React has hooks” or “Go has concurrency primitives”, for example, are useless pieces of information, if you don’t know what problems they solve. In other words, these are solutions and solutions mean there are problems to understand.

Recognizing problems is key to quickly finding the canonical solutions in a given context or, if no solutions exists, providing the option to implement a proven solution from another ecosystem.

For example, I once had the opportunity to build apps with Elixir and it quickly became my favorite language. Many of the language features that make it so great, for me, forever changed the way I write my JavaScript code.

Writing Code That’s Easy to Change

I got the idea of writing code that’s easy to change (and so many other ideas) from Sandi Metz. Also, shout out to the absolute legend, Sandi Metz. There’s a lot to unpack in my interpretation of this concept…

To me, writing code that’s easy to change means it has a few qualities:

  • The code largely follows SOLID principles. I find these principles apply to both object-oriented and functional programs but how they are applied is different.
  • The code is easy to read and understand. Not just single classes or modules but also the interactions between objects and/or functions of different types. Too much indirection, for example, gets me lost or requires me to store a lot of information in my brain all at once.
  • The code follows established conventions. This helps ensure experts can quickly parse it and it helps newcomers stay on track.

Sandi talks about change as an indicator that people are using your software. If you plan for change, you’re also planning for success. You’re helping your future self and your future teammates.

It’s with this goal in mind that I measure the quality of my code now by asking myself “Is this code easy to change?” and it’s a good feeling when I can answer a resounding “Yes.”

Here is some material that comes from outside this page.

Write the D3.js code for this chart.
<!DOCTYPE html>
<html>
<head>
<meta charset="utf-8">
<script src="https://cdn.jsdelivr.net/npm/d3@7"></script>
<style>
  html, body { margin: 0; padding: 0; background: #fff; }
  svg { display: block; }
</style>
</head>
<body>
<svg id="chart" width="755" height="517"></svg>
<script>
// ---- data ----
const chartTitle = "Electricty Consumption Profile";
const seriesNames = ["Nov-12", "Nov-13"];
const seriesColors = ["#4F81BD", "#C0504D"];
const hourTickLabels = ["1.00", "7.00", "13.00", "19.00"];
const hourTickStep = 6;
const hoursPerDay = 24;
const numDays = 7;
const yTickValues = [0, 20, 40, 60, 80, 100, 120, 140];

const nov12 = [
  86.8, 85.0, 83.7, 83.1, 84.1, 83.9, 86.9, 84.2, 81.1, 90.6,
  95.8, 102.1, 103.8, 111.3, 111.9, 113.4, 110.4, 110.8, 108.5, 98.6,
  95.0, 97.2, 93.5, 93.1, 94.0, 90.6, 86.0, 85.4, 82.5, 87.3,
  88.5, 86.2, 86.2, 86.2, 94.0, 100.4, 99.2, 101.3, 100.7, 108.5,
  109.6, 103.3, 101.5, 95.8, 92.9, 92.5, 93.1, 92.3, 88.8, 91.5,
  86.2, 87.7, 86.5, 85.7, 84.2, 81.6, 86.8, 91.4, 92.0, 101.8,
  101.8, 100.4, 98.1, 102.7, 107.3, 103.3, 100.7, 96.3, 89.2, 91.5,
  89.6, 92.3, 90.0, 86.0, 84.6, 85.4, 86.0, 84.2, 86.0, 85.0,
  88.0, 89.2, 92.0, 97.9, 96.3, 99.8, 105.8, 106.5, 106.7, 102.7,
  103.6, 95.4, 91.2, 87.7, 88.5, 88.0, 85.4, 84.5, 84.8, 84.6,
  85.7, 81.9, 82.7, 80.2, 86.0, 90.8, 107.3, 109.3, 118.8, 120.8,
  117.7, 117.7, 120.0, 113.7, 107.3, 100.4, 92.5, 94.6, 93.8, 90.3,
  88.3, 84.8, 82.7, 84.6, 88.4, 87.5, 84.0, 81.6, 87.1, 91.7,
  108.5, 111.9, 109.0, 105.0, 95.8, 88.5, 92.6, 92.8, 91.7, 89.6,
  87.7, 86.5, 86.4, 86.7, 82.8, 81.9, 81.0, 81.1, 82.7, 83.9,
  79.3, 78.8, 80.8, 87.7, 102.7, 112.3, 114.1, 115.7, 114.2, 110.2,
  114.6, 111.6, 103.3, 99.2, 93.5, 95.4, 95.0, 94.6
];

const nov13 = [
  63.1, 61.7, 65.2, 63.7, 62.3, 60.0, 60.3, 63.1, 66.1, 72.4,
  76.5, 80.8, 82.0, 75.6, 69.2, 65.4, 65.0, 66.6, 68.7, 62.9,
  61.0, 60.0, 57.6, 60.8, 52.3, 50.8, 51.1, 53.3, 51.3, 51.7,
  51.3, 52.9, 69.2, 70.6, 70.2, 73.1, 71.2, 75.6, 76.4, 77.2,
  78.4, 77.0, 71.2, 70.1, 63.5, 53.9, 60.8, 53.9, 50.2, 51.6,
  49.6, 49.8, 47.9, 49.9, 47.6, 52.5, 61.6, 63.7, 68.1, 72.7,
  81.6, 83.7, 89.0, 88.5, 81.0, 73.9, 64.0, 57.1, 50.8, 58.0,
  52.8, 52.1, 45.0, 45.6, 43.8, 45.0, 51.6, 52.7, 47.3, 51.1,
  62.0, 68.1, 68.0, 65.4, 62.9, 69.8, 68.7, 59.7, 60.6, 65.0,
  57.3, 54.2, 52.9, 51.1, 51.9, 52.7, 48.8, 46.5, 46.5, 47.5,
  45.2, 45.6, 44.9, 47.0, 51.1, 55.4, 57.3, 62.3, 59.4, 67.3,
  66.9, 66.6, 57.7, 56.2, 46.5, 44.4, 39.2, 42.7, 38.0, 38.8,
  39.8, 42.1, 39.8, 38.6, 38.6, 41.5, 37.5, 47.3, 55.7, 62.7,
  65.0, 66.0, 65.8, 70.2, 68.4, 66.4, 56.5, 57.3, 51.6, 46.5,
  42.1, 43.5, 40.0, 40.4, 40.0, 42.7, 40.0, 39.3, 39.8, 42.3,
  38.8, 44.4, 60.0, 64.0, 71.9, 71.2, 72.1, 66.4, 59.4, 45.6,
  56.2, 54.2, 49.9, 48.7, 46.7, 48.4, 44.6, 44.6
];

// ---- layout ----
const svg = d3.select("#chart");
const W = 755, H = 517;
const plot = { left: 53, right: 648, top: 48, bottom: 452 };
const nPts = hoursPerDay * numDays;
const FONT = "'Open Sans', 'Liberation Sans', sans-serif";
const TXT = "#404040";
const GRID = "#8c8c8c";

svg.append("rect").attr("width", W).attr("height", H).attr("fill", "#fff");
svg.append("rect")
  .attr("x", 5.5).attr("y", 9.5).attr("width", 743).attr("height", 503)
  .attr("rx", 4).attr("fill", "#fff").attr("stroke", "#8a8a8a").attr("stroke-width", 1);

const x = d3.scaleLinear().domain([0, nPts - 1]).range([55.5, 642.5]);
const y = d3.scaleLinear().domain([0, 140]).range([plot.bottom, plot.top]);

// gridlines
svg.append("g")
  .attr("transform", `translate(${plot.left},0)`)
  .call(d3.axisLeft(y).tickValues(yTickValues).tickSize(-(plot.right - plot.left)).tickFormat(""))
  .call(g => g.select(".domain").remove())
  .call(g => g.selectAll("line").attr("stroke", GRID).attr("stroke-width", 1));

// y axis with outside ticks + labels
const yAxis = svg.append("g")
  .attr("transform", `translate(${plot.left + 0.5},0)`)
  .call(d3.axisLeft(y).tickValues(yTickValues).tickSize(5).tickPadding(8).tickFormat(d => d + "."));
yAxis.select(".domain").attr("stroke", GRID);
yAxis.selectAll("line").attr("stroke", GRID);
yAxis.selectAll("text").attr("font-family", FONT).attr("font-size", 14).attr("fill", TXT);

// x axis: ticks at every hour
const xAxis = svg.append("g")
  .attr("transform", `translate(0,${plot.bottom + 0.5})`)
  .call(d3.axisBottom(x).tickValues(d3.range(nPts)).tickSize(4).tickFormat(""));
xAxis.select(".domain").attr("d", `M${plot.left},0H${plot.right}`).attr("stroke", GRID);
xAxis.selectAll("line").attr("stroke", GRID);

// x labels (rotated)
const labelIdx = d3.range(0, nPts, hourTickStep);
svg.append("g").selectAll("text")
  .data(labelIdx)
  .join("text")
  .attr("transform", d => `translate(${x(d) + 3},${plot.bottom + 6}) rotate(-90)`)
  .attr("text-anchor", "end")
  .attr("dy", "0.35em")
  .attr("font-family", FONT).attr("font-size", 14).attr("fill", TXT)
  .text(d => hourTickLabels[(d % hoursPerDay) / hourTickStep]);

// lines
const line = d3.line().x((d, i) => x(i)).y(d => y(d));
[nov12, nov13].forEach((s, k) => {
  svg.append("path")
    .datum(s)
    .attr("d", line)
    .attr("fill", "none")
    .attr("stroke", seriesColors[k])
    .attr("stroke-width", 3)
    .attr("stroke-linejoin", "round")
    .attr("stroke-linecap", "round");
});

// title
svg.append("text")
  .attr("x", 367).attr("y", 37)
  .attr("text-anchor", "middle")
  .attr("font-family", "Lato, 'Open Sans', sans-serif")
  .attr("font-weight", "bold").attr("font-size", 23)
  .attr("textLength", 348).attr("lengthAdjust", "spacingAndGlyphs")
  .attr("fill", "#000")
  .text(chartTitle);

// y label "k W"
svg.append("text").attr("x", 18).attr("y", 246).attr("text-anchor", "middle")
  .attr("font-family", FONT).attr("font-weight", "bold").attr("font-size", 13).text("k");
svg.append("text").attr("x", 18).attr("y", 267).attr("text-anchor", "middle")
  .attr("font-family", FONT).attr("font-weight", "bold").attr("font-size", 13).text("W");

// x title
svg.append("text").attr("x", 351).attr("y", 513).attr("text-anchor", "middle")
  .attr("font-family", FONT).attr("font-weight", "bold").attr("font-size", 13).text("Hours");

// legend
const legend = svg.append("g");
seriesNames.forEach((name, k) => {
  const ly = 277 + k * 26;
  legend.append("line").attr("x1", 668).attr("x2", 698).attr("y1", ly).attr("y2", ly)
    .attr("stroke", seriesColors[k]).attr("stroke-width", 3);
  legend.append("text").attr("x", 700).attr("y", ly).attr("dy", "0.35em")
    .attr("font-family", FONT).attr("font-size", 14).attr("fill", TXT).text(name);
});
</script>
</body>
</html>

I haven’t mentioned testing in my approach because it’s such a large topic, I’ll write about it more in thoughts. It’s worth sharing a few quicks notes, though:

  • I will always test my code.
  • There are more than a handful of useful types of tests and understanding which type of test to write for a given part of the system is important.
  • I don’t always find test-driven development a good approach. I find there are times when it’s good and times when it’s pointless.
  • I try hard to practice testing minimalism, a concept I picked up from, you guessed it, Sandi Metz.
Accessibility and Ease of Use

I feel quite passionately about the topic of accessibility. I’ve annoyed many product managers and graphic designers over the years. It’s my consistent experience that accessible software is easier to use for everyone. I try to push for first-class accessibility in features at every organization.

Taking inspiration from the ease of use accessible software brings, I highly value, and encourage the development of, libraries and APIs that help engineers navigate their capabilities through the interface rather than only provide some documentation. Things like Rust’s compiler and GraphQL’s error messages come to mind, among many other great examples.

Thanks for reading about my approach. I’ll be sure to add more thoughts on my approach to Leadership and Engineering to the blog, as time goes on.